Poland on January 21 summoned the Belarusian chargé d’affaires to formally protest a series of incursions by unidentified airborne objects that crossed from Belarus into Polish airspace. Warsaw’s move follows a January 17 notification from the Polish National Security Bureau that dozens of unexplained objects entered Polish airspace overnight; police and border guards subsequently recovered multiple meteorological-style balloons carrying cartons of cigarettes lacking Polish excise stamps.
The Polish Foreign Ministry spokesman, Maciej Wewiór, said Warsaw had made clear to Minsk that it would not accept such behaviour. Authorities described the objects as weather balloons, but the cargo — untaxed cigarettes — pointed to organised smuggling rather than a simple navigational mishap, raising questions about whether criminal networks are exploiting unconventional delivery methods or whether the flights reflect a more permissive posture on the Belarusian side of the border.
The incident lands against a backdrop of strained Poland–Belarus ties. Since 2021 the two countries have been locked in a security standoff featuring a migrant ‘hybrid attack’ on the EU’s external border, tighter Polish border controls and repeated diplomatic complaints. Even if this episode is a commercial smuggling operation, the method — airborne drops crossing an international boundary — is liable to be read politically in Warsaw and Brussels as an erosion of border discipline and a challenge to sovereignty.

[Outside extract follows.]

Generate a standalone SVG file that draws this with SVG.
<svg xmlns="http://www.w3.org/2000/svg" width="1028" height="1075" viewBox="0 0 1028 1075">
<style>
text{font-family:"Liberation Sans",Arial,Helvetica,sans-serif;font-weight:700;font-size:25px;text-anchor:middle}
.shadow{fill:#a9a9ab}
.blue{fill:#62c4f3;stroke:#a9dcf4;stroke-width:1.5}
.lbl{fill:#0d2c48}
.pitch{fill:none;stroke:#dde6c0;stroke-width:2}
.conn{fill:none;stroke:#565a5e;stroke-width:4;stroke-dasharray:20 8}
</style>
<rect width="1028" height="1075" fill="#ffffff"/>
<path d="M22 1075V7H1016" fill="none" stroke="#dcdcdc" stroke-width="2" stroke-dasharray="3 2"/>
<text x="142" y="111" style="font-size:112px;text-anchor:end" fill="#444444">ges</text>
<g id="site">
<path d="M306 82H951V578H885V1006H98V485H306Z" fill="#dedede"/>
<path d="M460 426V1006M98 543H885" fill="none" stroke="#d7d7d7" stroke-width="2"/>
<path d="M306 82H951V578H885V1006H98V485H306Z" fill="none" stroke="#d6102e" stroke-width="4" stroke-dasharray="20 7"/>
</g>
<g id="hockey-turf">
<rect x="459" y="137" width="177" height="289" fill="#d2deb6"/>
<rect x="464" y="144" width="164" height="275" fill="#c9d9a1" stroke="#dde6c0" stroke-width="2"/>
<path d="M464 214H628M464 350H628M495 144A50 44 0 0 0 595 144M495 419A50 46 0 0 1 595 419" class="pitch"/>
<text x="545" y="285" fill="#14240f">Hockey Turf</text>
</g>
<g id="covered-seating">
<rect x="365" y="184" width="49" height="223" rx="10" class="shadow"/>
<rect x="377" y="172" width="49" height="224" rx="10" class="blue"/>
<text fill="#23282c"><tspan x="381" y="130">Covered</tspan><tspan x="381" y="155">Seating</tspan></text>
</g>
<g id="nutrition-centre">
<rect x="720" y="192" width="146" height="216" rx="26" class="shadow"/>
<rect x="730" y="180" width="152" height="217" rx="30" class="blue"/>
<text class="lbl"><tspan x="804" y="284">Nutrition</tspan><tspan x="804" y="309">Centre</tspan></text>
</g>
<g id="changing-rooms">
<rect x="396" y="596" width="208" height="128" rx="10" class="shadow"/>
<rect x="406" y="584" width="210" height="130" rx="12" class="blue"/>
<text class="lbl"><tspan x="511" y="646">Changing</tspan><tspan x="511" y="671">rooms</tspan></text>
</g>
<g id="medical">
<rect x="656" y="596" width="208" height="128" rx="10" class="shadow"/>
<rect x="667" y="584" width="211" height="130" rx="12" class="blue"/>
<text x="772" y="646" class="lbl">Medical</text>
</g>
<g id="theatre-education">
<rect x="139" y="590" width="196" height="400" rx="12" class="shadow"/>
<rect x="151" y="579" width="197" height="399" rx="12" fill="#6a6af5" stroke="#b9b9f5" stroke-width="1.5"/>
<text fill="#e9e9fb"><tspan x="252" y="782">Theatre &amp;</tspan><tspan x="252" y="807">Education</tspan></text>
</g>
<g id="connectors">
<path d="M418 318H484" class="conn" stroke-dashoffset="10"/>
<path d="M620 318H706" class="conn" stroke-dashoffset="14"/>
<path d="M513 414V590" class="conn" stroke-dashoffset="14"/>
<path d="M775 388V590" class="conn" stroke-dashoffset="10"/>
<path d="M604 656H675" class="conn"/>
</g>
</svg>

For Warsaw, the immediate task is practical: secure the border, disrupt smuggling routes and catalogue evidence for possible legal or punitive follow-up. For the EU and NATO partners, the incident is another stitch in a larger pattern of irregular cross-border activity from Belarus that complicates regional security. If such incidents proliferate, they could prompt tougher measures from the EU, further degrade bilateral ties and harden Polish domestic politics around national security and border control.